Just Rocks will include rock portraits and tessellations which disclose creatures and designs hidden in geological formations. Most of the images are exercises in visual imagination, and address the process of developing and augmenting the capability to see forms and patterns that are not objectively there, but are imaginary tracings that abstract lines and shapes from background complexities.

A few examples:

Great Wass rock 25

a sardonic grin


A wave-tumbled rock on a beach at Great Wass Island, less than 4 inches across and weighing perhaps half a pound. Ephemeral in that it was captured in the camera but not brought home, and is now lost forever. An object of contemplation, an exercise in naming (‘sardonic’ is my subjective reading, but you may see something else—and that’s the whole point).

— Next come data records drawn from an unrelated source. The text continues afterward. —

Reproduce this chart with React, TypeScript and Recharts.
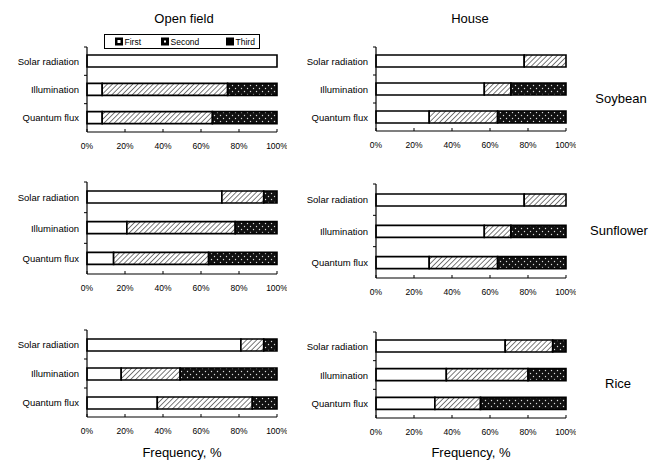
import React from "react";
import { BarChart, Bar, XAxis, YAxis, Legend } from "recharts";

const categories = ["Solar radiation", "Illumination", "Quantum flux"];
const xTicks = [0, 20, 40, 60, 80, 100];
const seriesNames = ["First", "Second", "Third"];

const soybeanOpenFirst = [100, 8, 8];
const soybeanOpenSecond = [0, 66, 58];
const soybeanOpenThird = [0, 26, 34];

const soybeanHouseFirst = [78, 57, 28];
const soybeanHouseSecond = [22, 14, 36];
const soybeanHouseThird = [0, 29, 36];

const sunflowerOpenFirst = [71, 21, 14];
const sunflowerOpenSecond = [22, 57, 50];
const sunflowerOpenThird = [7, 22, 36];

const sunflowerHouseFirst = [78, 57, 28];
const sunflowerHouseSecond = [22, 14, 36];
const sunflowerHouseThird = [0, 29, 36];

const riceOpenFirst = [81, 18, 37];
const riceOpenSecond = [12, 31, 50];
const riceOpenThird = [7, 51, 13];

const riceHouseFirst = [68, 37, 31];
const riceHouseSecond = [25, 43, 24];
const riceHouseThird = [7, 20, 45];

const FONT = "'Liberation Sans', Arial, sans-serif";

const build = (first: number[], second: number[], third: number[]) =>
  categories.map((name, i) => ({
    name,
    first: first[i],
    second: second[i],
    third: third[i],
  }));

function XTick(props: any) {
  const { x, y, payload } = props;
  return (
    <g>
      <line x1={x} x2={x} y1={y} y2={y - 3} stroke="#000" strokeWidth={1} />
      <text
        x={x}
        y={y + 13.5}
        textAnchor="middle"
        dominantBaseline="central"
        fontSize={8.5}
        fontFamily={FONT}
        fill="#000"
      >
        {payload.value}%
      </text>
    </g>
  );
}

function CatTick(props: any) {
  const { x, y, payload, band } = props;
  const ax = x + 8;
  return (
    <g>
      <line x1={ax} x2={ax - 3} y1={y - band / 2} y2={y - band / 2} stroke="#000" strokeWidth={1} />
      <text
        x={x}
        y={y}
        textAnchor="end"
        dominantBaseline="central"
        fontSize={9.5}
        fontFamily={FONT}
        fill="#000"
      >
        {payload.value}
      </text>
    </g>
  );
}

function LegendIcon({ kind }: { kind: string }) {
  if (kind === "first")
    return (
      <g>
        <rect x={0} y={0} width={8} height={8} fill="#000" />
        <rect x={2.5} y={2.5} width={3} height={3} fill="#fff" />
      </g>
    );
  if (kind === "second")
    return (
      <g>
        <rect x={0} y={0} width={8} height={8} fill="#000" />
        <rect x={3} y={3} width={2} height={2} fill="#fff" />
      </g>
    );
  return <rect x={0} y={0} width={8} height={8} fill="#000" />;
}

function renderLegend(props: any) {
  const { payload } = props;
  const offsets = [11, 57, 122];
  return (
    <svg width={156} height={15} style={{ display: "block" }}>
      <rect x={0.5} y={0.5} width={155} height={14} fill="#fff" stroke="#000" strokeWidth={1} />
      {(payload || []).map((entry: any, i: number) => (
        <g key={entry.value} transform={`translate(${offsets[i]},3.5)`}>
          <LegendIcon kind={entry.dataKey} />
          <text x={9.5} y={4.5} dominantBaseline="central" fontSize={8.5} fontFamily={FONT} fill="#000">
            {entry.value}
          </text>
        </g>
      ))}
    </svg>
  );
}

type PanelProps = {
  data: any[];
  left: number;
  top: number;
  bottom: number;
  legend?: boolean;
};

function Panel({ data, left, top, bottom, legend }: PanelProps) {
  const mTop = 14;
  const plotH = bottom - top;
  const band = plotH / 3;
  const height = mTop + plotH + 26;
  const chartTop = top - mTop;
  return (
    <div style={{ position: "absolute", left, top: chartTop }}>
      <BarChart
        width={287}
        height={height}
        data={data}
        layout="vertical"
        margin={{ top: mTop, right: 10, left: 0, bottom: 0 }}
        barSize={12}
      >
        <XAxis
          type="number"
          domain={[0, 100]}
          ticks={xTicks}
          height={26}
          tickLine={false}
          tickSize={0}
          tickMargin={0}
          axisLine={{ stroke: "#000", strokeWidth: 1.2 }}
          tick={<XTick />}
          interval={0}
        />
        <YAxis
          type="category"
          dataKey="name"
          width={87}
          tickLine={false}
          tickSize={0}
          tickMargin={8}
          axisLine={{ stroke: "#000", strokeWidth: 1.2 }}
          tick={<CatTick band={band} />}
          interval={0}
        />
        {legend && (
          <Legend
            layout="horizontal"
            verticalAlign="middle"
            content={renderLegend}
            wrapperStyle={{ left: 104, top: 34 - chartTop, width: 156, height: 15 }}
          />
        )}
        <Bar dataKey="first" name={seriesNames[0]} stackId="s" fill="#fff" stroke="#000" strokeWidth={1.6} isAnimationActive={false} />
        <Bar dataKey="second" name={seriesNames[1]} stackId="s" fill="url(#hatch)" stroke="#000" strokeWidth={1.6} isAnimationActive={false} />
        <Bar dataKey="third" name={seriesNames[2]} stackId="s" fill="url(#dots)" stroke="#000" strokeWidth={1.6} isAnimationActive={false} />
      </BarChart>
    </div>
  );
}

function Label({ x, y, size, children }: { x: number; y: number; size: number; children: React.ReactNode }) {
  return (
    <div
      style={{
        position: "absolute",
        left: x,
        top: y,
        transform: "translate(-50%, -50%)",
        fontSize: size,
        fontFamily: FONT,
        whiteSpace: "nowrap",
        color: "#000",
      }}
    >
      {children}
    </div>
  );
}

export default function App() {
  return (
    <div
      style={{
        position: "absolute",
        left: 0,
        top: 0,
        width: 661,
        height: 462,
        background: "#fff",
        overflow: "hidden",
      }}
    >
      <svg width={0} height={0} style={{ position: "absolute" }}>
        <defs>
          <pattern id="hatch" width={3.6} height={3.6} patternUnits="userSpaceOnUse" patternTransform="rotate(45)">
            <rect width={3.6} height={3.6} fill="#fff" />
            <line x1={0} y1={0} x2={0} y2={3.6} stroke="#333" strokeWidth={1.3} />
          </pattern>
          <pattern id="dots" width={6} height={6} patternUnits="userSpaceOnUse">
            <rect width={6} height={6} fill="#111" />
            <circle cx={1.5} cy={1.5} r={0.7} fill="#ddd" />
            <circle cx={4.5} cy={4.5} r={0.7} fill="#ddd" />
          </pattern>
        </defs>
      </svg>

      <Label x={184} y={18} size={13}>Open field</Label>
      <Label x={470} y={18} size={13}>House</Label>

      <Panel data={build(soybeanOpenFirst, soybeanOpenSecond, soybeanOpenThird)} left={0} top={47} bottom={132} legend />
      <Panel data={build(soybeanHouseFirst, soybeanHouseSecond, soybeanHouseThird)} left={289} top={47} bottom={131} />

      <Panel data={build(sunflowerOpenFirst, sunflowerOpenSecond, sunflowerOpenThird)} left={0} top={182} bottom={274} />
      <Panel data={build(sunflowerHouseFirst, sunflowerHouseSecond, sunflowerHouseThird)} left={289} top={184} bottom={278} />

      <Panel data={build(riceOpenFirst, riceOpenSecond, riceOpenThird)} left={0} top={330} bottom={417} />
      <Panel data={build(riceHouseFirst, riceHouseSecond, riceHouseThird)} left={289} top={332} bottom={418} />

      <Label x={621} y={98} size={13}>Soybean</Label>
      <Label x={619} y={230} size={13}>Sunflower</Label>
      <Label x={618} y={383} size={13}>Rice</Label>

      <Label x={182} y={452} size={13}>Frequency, %</Label>
      <Label x={471} y={452} size={13}>Frequency, %</Label>
    </div>
  );
}
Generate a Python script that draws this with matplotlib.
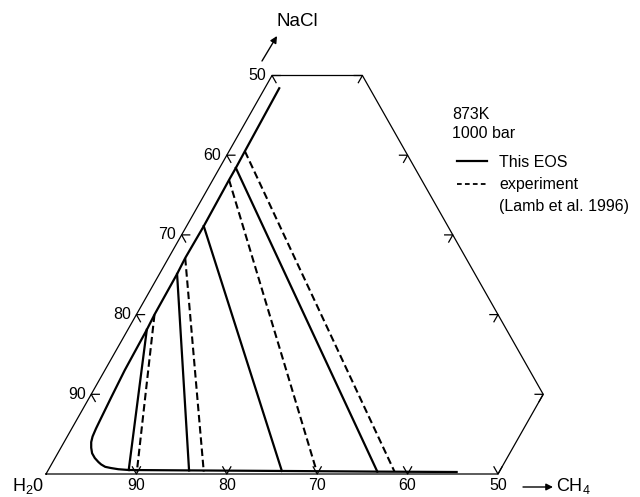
import numpy as np
import matplotlib.pyplot as plt
from matplotlib.lines import Line2D

plt.rcParams['font.family'] = ['Liberation Sans', 'DejaVu Sans']
plt.rcParams['mathtext.fontset'] = 'custom'
plt.rcParams['mathtext.rm'] = 'Liberation Sans'

# compositions in mol%, H2O is the balance
# two-phase boundary from this EOS (brine limb, then vapour limb along the base)
eos_nacl = [48.4, 40.5, 38.4, 36.9, 31.1, 27.1, 25.1, 20.0, 18.1, 13.0, 9.7,
            6.8, 5.7, 4.7, 4.0, 3.3, 2.6, 2.0, 1.5, 1.2, 0.9, 0.75, 0.6,
            0.5, 0.45, 0.38, 0.3, 0.25]
eos_ch4 = [1.6, 1.75, 1.8, 1.8, 1.9, 1.85, 1.95, 2.0, 2.1, 2.2, 2.4,
           2.6, 2.68, 2.8, 3.0, 3.35, 3.8, 4.4, 5.05, 5.5, 6.1, 6.8, 7.7,
           8.9, 15.7, 26.0, 36.5, 45.3]

# tie lines, brine end -> vapour end
eos_tie_brine_nacl = [38.4, 31.1, 25.1, 18.1]
eos_tie_brine_ch4 = [1.8, 1.9, 1.95, 2.1]
eos_tie_vap_nacl = [0.3, 0.38, 0.45, 0.5]
eos_tie_vap_ch4 = [36.5, 25.9, 15.6, 8.9]

exp_tie_brine_nacl = [40.5, 36.9, 27.1, 20.0]
exp_tie_brine_ch4 = [1.75, 1.8, 1.85, 2.0]
exp_tie_vap_nacl = [0.3, 0.3, 0.3, 0.3]
exp_tie_vap_ch4 = [38.4, 29.8, 17.3, 9.9]

# outline of the part of the triangle that is shown
frame_nacl = [0, 50, 50, 10, 0, 0]
frame_ch4 = [0, 0, 10, 50, 50, 0]

h2o_ticks = [90, 80, 70, 60, 50]
right_ticks = [10, 20, 30, 40, 50]   # NaCl on the H2O = 40 edge
TL = 0.9                             # tick length, mol%


def tern(nacl, ch4):
    nacl = np.asarray(nacl, dtype=float)
    ch4 = np.asarray(ch4, dtype=float)
    return ch4 + nacl / 2.0, nacl * np.sqrt(3) / 2.0


def fig_xy(px, py):
    # pixel position measured from the top-left corner -> figure fraction
    return px / 640.0, 1.0 - py / 497.0


fig = plt.figure(figsize=(6.4, 4.97), dpi=100)
ax = fig.add_axes([0, 0, 1, 1])
ax.set_xlim(-46 / 9.04, 594 / 9.04)
ax.set_ylim(-23 / 9.203, 474 / 9.203)
ax.axis('off')

fx, fy = tern(frame_nacl, frame_ch4)
ax.plot(fx, fy, color='black', lw=0.9, solid_joinstyle='miter')

tk = dict(color='black', lw=0.9)
for h in h2o_ticks:
    n = 100 - h
    # left edge
    x0, y0 = tern(n, 0)
    x1, y1 = tern([n, n, n - TL], [TL, 0, TL])
    ax.plot(x1, y1, **tk)
    ax.annotate(str(h), (x0, y0), xytext=(-4, 0), textcoords='offset points',
                ha='right', va='center', fontsize=11.5)
    # base
    c = 100 - h
    x0, y0 = tern(0, c)
    x1, y1 = tern([TL, 0, TL], [c - TL, c, c])
    ax.plot(x1, y1, **tk)
    ax.annotate(str(h), (x0, y0), xytext=(0, -3), textcoords='offset points',
                ha='center', va='top', fontsize=11.5)

for n in right_ticks:
    c = 60 - n
    x1, y1 = tern([n, n, n - TL], [c - TL, c, c])
    ax.plot(x1, y1, **tk)

# EOS boundary and tie lines
ex, ey = tern(eos_nacl, eos_ch4)
ax.plot(ex, ey, color='black', lw=1.6)
for bn, bc, vn, vc in zip(eos_tie_brine_nacl, eos_tie_brine_ch4,
                          eos_tie_vap_nacl, eos_tie_vap_ch4):
    tx, ty = tern([bn, vn], [bc, vc])
    ax.plot(tx, ty, color='black', lw=1.6)

for bn, bc, vn, vc in zip(exp_tie_brine_nacl, exp_tie_brine_ch4,
                          exp_tie_vap_nacl, exp_tie_vap_ch4):
    tx, ty = tern([bn, vn], [bc, vc])
    ax.plot(tx, ty, color='black', lw=1.5, dashes=(3.6, 1.8))

# apex labels
fig.text(*fig_xy(276, 22), 'NaCl', fontsize=13.5, ha='left', va='center')
ax.annotate('', xy=fig_xy(277, 36), xytext=fig_xy(262, 61),
            xycoords='figure fraction', textcoords='figure fraction',
            arrowprops=dict(arrowstyle='-|>', lw=1.0, color='black',
                            mutation_scale=10, shrinkA=0, shrinkB=0))
fig.text(*fig_xy(12, 491.5), r'$\mathregular{H_20}$', fontsize=13,
         ha='left', va='baseline')
fig.text(*fig_xy(556, 491.5), r'$\mathregular{CH_4}$', fontsize=13,
         ha='left', va='baseline')
ax.annotate('', xy=fig_xy(553, 487), xytext=fig_xy(523, 487),
            xycoords='figure fraction', textcoords='figure fraction',
            arrowprops=dict(arrowstyle='-|>', lw=1.0, color='black',
                            mutation_scale=10, shrinkA=0, shrinkB=0))

# conditions and legend
fig.text(*fig_xy(452, 124), '873K\n1000 bar', fontsize=11.5, ha='left',
         va='center', linespacing=1.32)
handles = [Line2D([], [], color='black', lw=1.6),
           Line2D([], [], color='black', lw=1.3, dashes=(2.6, 1.8)),
           Line2D([], [], color='none')]
ax.legend(handles, ['This EOS', 'experiment', '(Lamb et al. 1996)'],
          loc='upper left', bbox_to_anchor=fig_xy(457, 155),
          bbox_transform=fig.transFigure, frameon=False, fontsize=11.5,
          handlelength=1.9, handletextpad=0.75, labelspacing=0.45,
          borderaxespad=0, borderpad=0)

fig.savefig('out.png', dpi=100)
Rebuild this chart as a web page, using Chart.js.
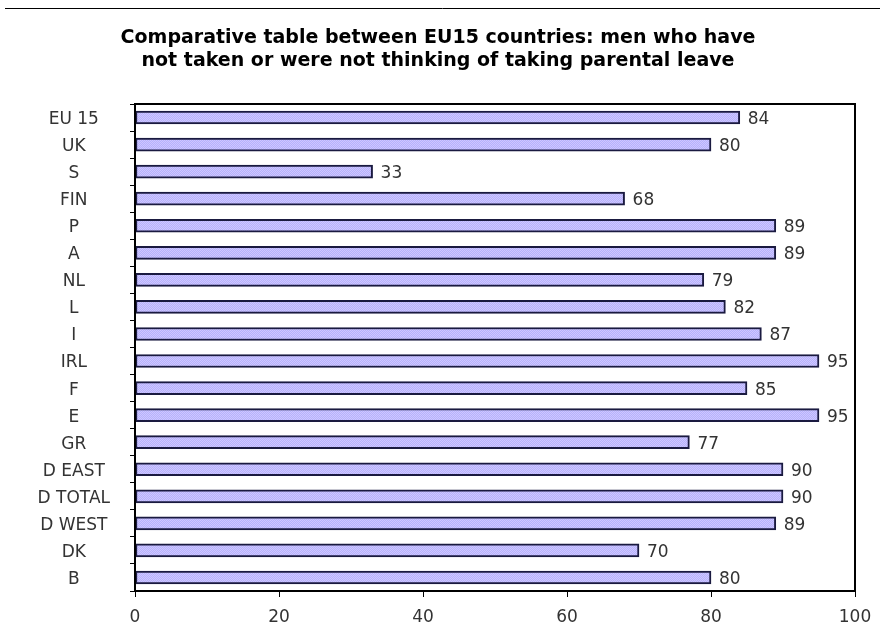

Beaches along the coast of Maine are the locus of many of the rock portraits, and the process of discovery is worth some attention. The scatter of beach rock is a stage in a random process of erosion driven by twice-daily tides, which eventually produce sand and so recycle the minerals locked up in stone. This is a view of a small part of Drift Inn beach, a couple of miles from home:

wide view of Drift Inn

In the last 10 days or so at Drift Inn I’ve done scores of photographs of rocks that seemed to have personalities, to express imaginative creaturehood, to be more than just rocks. Each day I’ve found new examples, though I’ve also returned to several to try to capture them better. Here’s an example of the process:

cubist1

In the midst of the chaos of scatter, we observe a rock that has been broken into five squarish pieces. Bits of pebble and shell have found their way into the interstices

cubist2

and were awaiting my discovery:

Cubist portrait

cubist portrait

Braque or Picasso would have been delighted. A West African mask maker might have imagined such a fetish. But it was simply time and tide that made this conjunction, and that will erase it before long.

Another example, this one a tessellation that unfolds a geological mini-saga of marble inclusion


DI2i1831

to produce this:

female avatar of Poseidon/Neptune bracketed by White Whales

female avatar of Poseidon/Neptune bracketed by White Whales

As I’ve noted elsewhere (see Tessellations [right-click to download large pdf]), one may well ask if the avatar and the whales were there all along, waiting to be liberated, or if I created them by digital legerdemain, and/or called them into existence by an onomastic hey-presto…

So that’s some of the territory I’m lighting out to explore this winter.